> _Short problem_
Omit all images. Transcribe the rest of the material below exactly.
▼
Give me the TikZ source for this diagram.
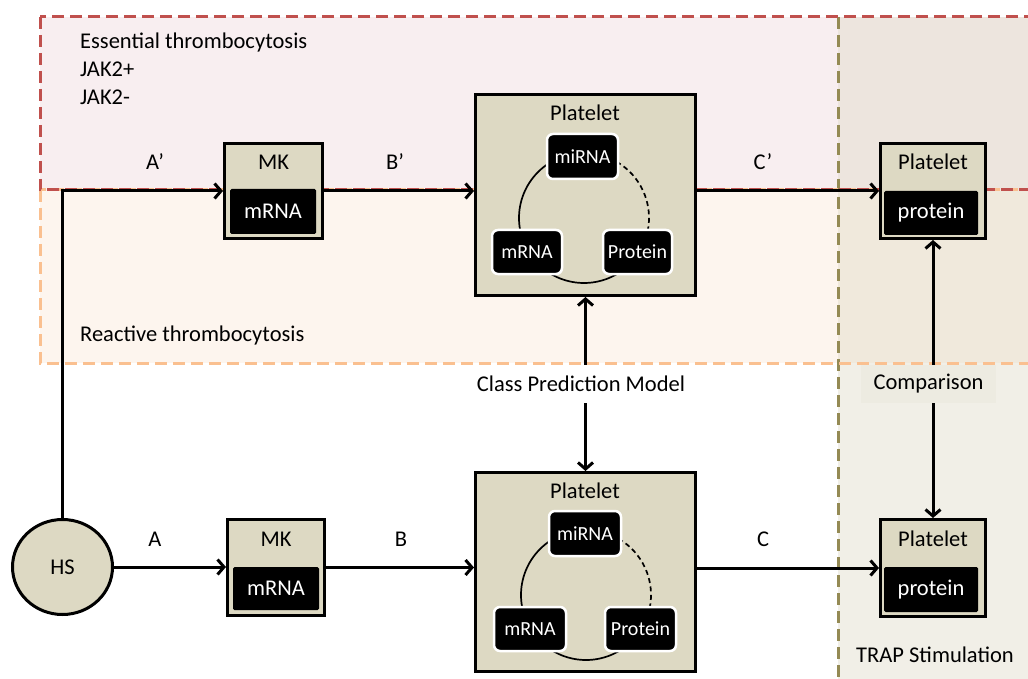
\documentclass[tikz,border=0pt]{standalone}
\usepackage{fontspec}
\setmainfont{Carlito}
\usetikzlibrary{arrows.meta,shapes.geometric}
\definecolor{tanfill}{HTML}{DDD9C3}
\definecolor{etline}{HTML}{C0504D}
\definecolor{etfill}{HTML}{F8EEF0}
\definecolor{rtline}{HTML}{FAC090}
\definecolor{rtfill}{HTML}{FDF5EE}
\definecolor{trapline}{HTML}{948A54}
\definecolor{cmpfill}{HTML}{EDEBE1}
\newcommand\txtL{\fontsize{22.5}{28}\selectfont}
\newcommand\txtS{\fontsize{20}{23}\selectfont}
\tikzset{
  conn/.style={line width=3pt, -{Straight Barb[length=6.5pt,width=15pt]}},
  outerbox/.style={draw=black, fill=tanfill, line width=3pt, inner sep=0pt},
  blackbox/.style={fill=black, text=white, inner sep=0pt, rounded corners=1.5pt, font=\txtL},
  corebox/.style={fill=black, draw=white, line width=2.5pt, text=white, inner sep=0pt,
                  rounded corners=6pt, font=\txtS},
  lbl/.style={font=\txtL, inner sep=1pt},
  region/.style={line width=3pt, dash pattern=on 12pt off 6pt},
  link/.style={line width=1.7pt},
  linkdash/.style={line width=1.7pt, dash pattern=on 5pt off 3.5pt},
}
\begin{document}
\begin{tikzpicture}[x=1pt,y=-1pt]
\fill[white] (0,0) rectangle (1028,679);
\useasboundingbox (0,0) rectangle (1028,679);

% background study groups
\begin{scope}
  \clip (0,0) rectangle (1028,679);
  \fill[etfill] (40,17) rectangle (1040,190);
  \fill[rtfill] (40,190) rectangle (1040,363);
  \fill[tanfill, opacity=0.4] (838,17) rectangle (1040,690);
  \draw[region, draw=trapline] (838,17) -- (838,690);
  \draw[region, draw=rtline] (40,190) rectangle (1040,363);
  \draw[region, draw=etline] (40,17) rectangle (1040,190);
\end{scope}

\node[lbl, anchor=north west, align=left] (etlabel) at (79,32)
  {Essential thrombocytosis\\JAK2+\\JAK2-};
\node[lbl, anchor=west] (rtlabel) at (79,336) {Reactive thrombocytosis};
\node[lbl] (traplabel) at (935,655) {TRAP Stimulation};

% hematopoietic source
\node[ellipse, draw=black, fill=tanfill, line width=3pt, minimum width=100pt,
      minimum height=95pt, font=\txtL] (hs) at (62.5,567) {HS};

% megakaryocytes
\node[outerbox, minimum width=98pt, minimum height=95pt] (mk1) at (273.5,191) {};
\node[lbl] (mk1t) at (273.5,162) {MK};
\node[blackbox, minimum width=86pt, minimum height=45pt] (mk1r) at (273,211.5) {mRNA};

\node[outerbox, minimum width=97pt, minimum height=96pt] (mk2) at (276,567.5) {};
\node[lbl] (mk2t) at (276,539) {MK};
\node[blackbox, minimum width=86pt, minimum height=43pt] (mk2r) at (276,588.5) {mRNA};

% platelets with miRNA / mRNA / protein interplay
\node[outerbox, minimum width=220pt, minimum height=201pt] (plt1) at (585.5,195) {};
\node[lbl] (plt1t) at (585,113) {Platelet};
\draw[link] plot[smooth, domain=120:195, samples=40] ({584+65*cos(\x)},{218-65*sin(\x)});
\draw[link] plot[smooth, domain=235:305, samples=40] ({584+65*cos(\x)},{218-65*sin(\x)});
\draw[linkdash] plot[smooth, domain=60:-15, samples=40] ({584+65*cos(\x)},{218-65*sin(\x)});
\node[corebox, minimum width=71pt, minimum height=45pt] (mi1) at (582.5,156.5) {miRNA};
\node[corebox, minimum width=70pt, minimum height=44pt] (mr1) at (527,252) {mRNA};
\node[corebox, minimum width=69pt, minimum height=44pt] (pr1) at (637.5,252) {Protein};

\node[outerbox, minimum width=220pt, minimum height=199pt] (plt2) at (585.5,572) {};
\node[lbl] (plt2t) at (585,491) {Platelet};
\draw[link] plot[smooth, domain=120:195, samples=40] ({586+65*cos(\x)},{595-65*sin(\x)});
\draw[link] plot[smooth, domain=235:305, samples=40] ({586+65*cos(\x)},{595-65*sin(\x)});
\draw[linkdash] plot[smooth, domain=60:-15, samples=40] ({586+65*cos(\x)},{595-65*sin(\x)});
\node[corebox, minimum width=72pt, minimum height=45pt] (mi2) at (585,533.5) {miRNA};
\node[corebox, minimum width=72pt, minimum height=44pt] (mr2) at (530,629) {mRNA};
\node[corebox, minimum width=71pt, minimum height=44pt] (pr2) at (640.5,629) {Protein};

% stimulated platelets
\node[outerbox, minimum width=105pt, minimum height=95pt] (rp1) at (933,191) {};
\node[lbl] (rp1t) at (933,162) {Platelet};
\node[blackbox, minimum width=94pt, minimum height=44pt] (rp1p) at (931,213) {protein};

\node[outerbox, minimum width=105pt, minimum height=97pt] (rp2) at (933,568) {};
\node[lbl] (rp2t) at (933,539) {Platelet};
\node[blackbox, minimum width=94pt, minimum height=45pt] (rp2p) at (931,589.5) {protein};

% analysis labels
\node[lbl, fill=white, minimum height=38pt, inner sep=3pt] (cpm) at (581,384) {Class Prediction Model};
\node[lbl, fill=cmpfill, minimum width=135pt, minimum height=38pt] (cmp) at (928.5,384) {Comparison};

% flow
\draw[conn] (hs.north) |- (mk1.west);
\draw[conn] (hs.east) -- (hs.east -| mk2.west);
\draw[conn] (mk1.east) -- (mk1.east -| plt1.west);
\draw[conn] (mk2.east) -- (mk2.east -| plt2.west);
\draw[conn] (rp1.west -| plt1.east) -- (rp1.west);
\draw[conn] (rp2.west -| plt2.east) -- (rp2.west);
\draw[conn] (cpm.north -| plt1.south) -- (plt1.south);
\draw[conn] (cpm.south -| plt2.north) -- (plt2.north);
\draw[conn] (cmp.north -| rp1.south) -- (rp1.south);
\draw[conn] (cmp.south -| rp2.north) -- (rp2.north);

% step labels
\node[lbl] (ap) at (155,162) {A’};
\node[lbl] (bp) at (395,162) {B’};
\node[lbl] (cp) at (763,162) {C’};
\node[lbl] (a) at (155,539) {A};
\node[lbl] (b) at (401,539) {B};
\node[lbl] (c) at (763,539) {C};
\end{tikzpicture}
\end{document}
▲
> _Answer to this task_
Give me the TikZ source for this diagram.
\documentclass[tikz,border=0pt]{standalone}
\usepackage{fontspec}
\setmainfont{Carlito}
\usetikzlibrary{arrows.meta,shapes.geometric}
\definecolor{tanfill}{HTML}{DDD9C3}
\definecolor{etline}{HTML}{C0504D}
\definecolor{etfill}{HTML}{F8EEF0}
\definecolor{rtline}{HTML}{FAC090}
\definecolor{rtfill}{HTML}{FDF5EE}
\definecolor{trapline}{HTML}{948A54}
\definecolor{cmpfill}{HTML}{EDEBE1}
\newcommand\txtL{\fontsize{22.5}{28}\selectfont}
\newcommand\txtS{\fontsize{20}{23}\selectfont}
\tikzset{
  conn/.style={line width=3pt, -{Straight Barb[length=6.5pt,width=15pt]}},
  outerbox/.style={draw=black, fill=tanfill, line width=3pt, inner sep=0pt},
  blackbox/.style={fill=black, text=white, inner sep=0pt, rounded corners=1.5pt, font=\txtL},
  corebox/.style={fill=black, draw=white, line width=2.5pt, text=white, inner sep=0pt,
                  rounded corners=6pt, font=\txtS},
  lbl/.style={font=\txtL, inner sep=1pt},
  region/.style={line width=3pt, dash pattern=on 12pt off 6pt},
  link/.style={line width=1.7pt},
  linkdash/.style={line width=1.7pt, dash pattern=on 5pt off 3.5pt},
}
\begin{document}
\begin{tikzpicture}[x=1pt,y=-1pt]
\fill[white] (0,0) rectangle (1028,679);
\useasboundingbox (0,0) rectangle (1028,679);

% background study groups
\begin{scope}
  \clip (0,0) rectangle (1028,679);
  \fill[etfill] (40,17) rectangle (1040,190);
  \fill[rtfill] (40,190) rectangle (1040,363);
  \fill[tanfill, opacity=0.4] (838,17) rectangle (1040,690);
  \draw[region, draw=trapline] (838,17) -- (838,690);
  \draw[region, draw=rtline] (40,190) rectangle (1040,363);
  \draw[region, draw=etline] (40,17) rectangle (1040,190);
\end{scope}

\node[lbl, anchor=north west, align=left] (etlabel) at (79,32)
  {Essential thrombocytosis\\JAK2+\\JAK2-};
\node[lbl, anchor=west] (rtlabel) at (79,336) {Reactive thrombocytosis};
\node[lbl] (traplabel) at (935,655) {TRAP Stimulation};

% hematopoietic source
\node[ellipse, draw=black, fill=tanfill, line width=3pt, minimum width=100pt,
      minimum height=95pt, font=\txtL] (hs) at (62.5,567) {HS};

% megakaryocytes
\node[outerbox, minimum width=98pt, minimum height=95pt] (mk1) at (273.5,191) {};
\node[lbl] (mk1t) at (273.5,162) {MK};
\node[blackbox, minimum width=86pt, minimum height=45pt] (mk1r) at (273,211.5) {mRNA};

\node[outerbox, minimum width=97pt, minimum height=96pt] (mk2) at (276,567.5) {};
\node[lbl] (mk2t) at (276,539) {MK};
\node[blackbox, minimum width=86pt, minimum height=43pt] (mk2r) at (276,588.5) {mRNA};

% platelets with miRNA / mRNA / protein interplay
\node[outerbox, minimum width=220pt, minimum height=201pt] (plt1) at (585.5,195) {};
\node[lbl] (plt1t) at (585,113) {Platelet};
\draw[link] plot[smooth, domain=120:195, samples=40] ({584+65*cos(\x)},{218-65*sin(\x)});
\draw[link] plot[smooth, domain=235:305, samples=40] ({584+65*cos(\x)},{218-65*sin(\x)});
\draw[linkdash] plot[smooth, domain=60:-15, samples=40] ({584+65*cos(\x)},{218-65*sin(\x)});
\node[corebox, minimum width=71pt, minimum height=45pt] (mi1) at (582.5,156.5) {miRNA};
\node[corebox, minimum width=70pt, minimum height=44pt] (mr1) at (527,252) {mRNA};
\node[corebox, minimum width=69pt, minimum height=44pt] (pr1) at (637.5,252) {Protein};

\node[outerbox, minimum width=220pt, minimum height=199pt] (plt2) at (585.5,572) {};
\node[lbl] (plt2t) at (585,491) {Platelet};
\draw[link] plot[smooth, domain=120:195, samples=40] ({586+65*cos(\x)},{595-65*sin(\x)});
\draw[link] plot[smooth, domain=235:305, samples=40] ({586+65*cos(\x)},{595-65*sin(\x)});
\draw[linkdash] plot[smooth, domain=60:-15, samples=40] ({586+65*cos(\x)},{595-65*sin(\x)});
\node[corebox, minimum width=72pt, minimum height=45pt] (mi2) at (585,533.5) {miRNA};
\node[corebox, minimum width=72pt, minimum height=44pt] (mr2) at (530,629) {mRNA};
\node[corebox, minimum width=71pt, minimum height=44pt] (pr2) at (640.5,629) {Protein};

% stimulated platelets
\node[outerbox, minimum width=105pt, minimum height=95pt] (rp1) at (933,191) {};
\node[lbl] (rp1t) at (933,162) {Platelet};
\node[blackbox, minimum width=94pt, minimum height=44pt] (rp1p) at (931,213) {protein};

\node[outerbox, minimum width=105pt, minimum height=97pt] (rp2) at (933,568) {};
\node[lbl] (rp2t) at (933,539) {Platelet};
\node[blackbox, minimum width=94pt, minimum height=45pt] (rp2p) at (931,589.5) {protein};

% analysis labels
\node[lbl, fill=white, minimum height=38pt, inner sep=3pt] (cpm) at (581,384) {Class Prediction Model};
\node[lbl, fill=cmpfill, minimum width=135pt, minimum height=38pt] (cmp) at (928.5,384) {Comparison};

% flow
\draw[conn] (hs.north) |- (mk1.west);
\draw[conn] (hs.east) -- (hs.east -| mk2.west);
\draw[conn] (mk1.east) -- (mk1.east -| plt1.west);
\draw[conn] (mk2.east) -- (mk2.east -| plt2.west);
\draw[conn] (rp1.west -| plt1.east) -- (rp1.west);
\draw[conn] (rp2.west -| plt2.east) -- (rp2.west);
\draw[conn] (cpm.north -| plt1.south) -- (plt1.south);
\draw[conn] (cpm.south -| plt2.north) -- (plt2.north);
\draw[conn] (cmp.north -| rp1.south) -- (rp1.south);
\draw[conn] (cmp.south -| rp2.north) -- (rp2.north);

% step labels
\node[lbl] (ap) at (155,162) {A’};
\node[lbl] (bp) at (395,162) {B’};
\node[lbl] (cp) at (763,162) {C’};
\node[lbl] (a) at (155,539) {A};
\node[lbl] (b) at (401,539) {B};
\node[lbl] (c) at (763,539) {C};
\end{tikzpicture}
\end{document}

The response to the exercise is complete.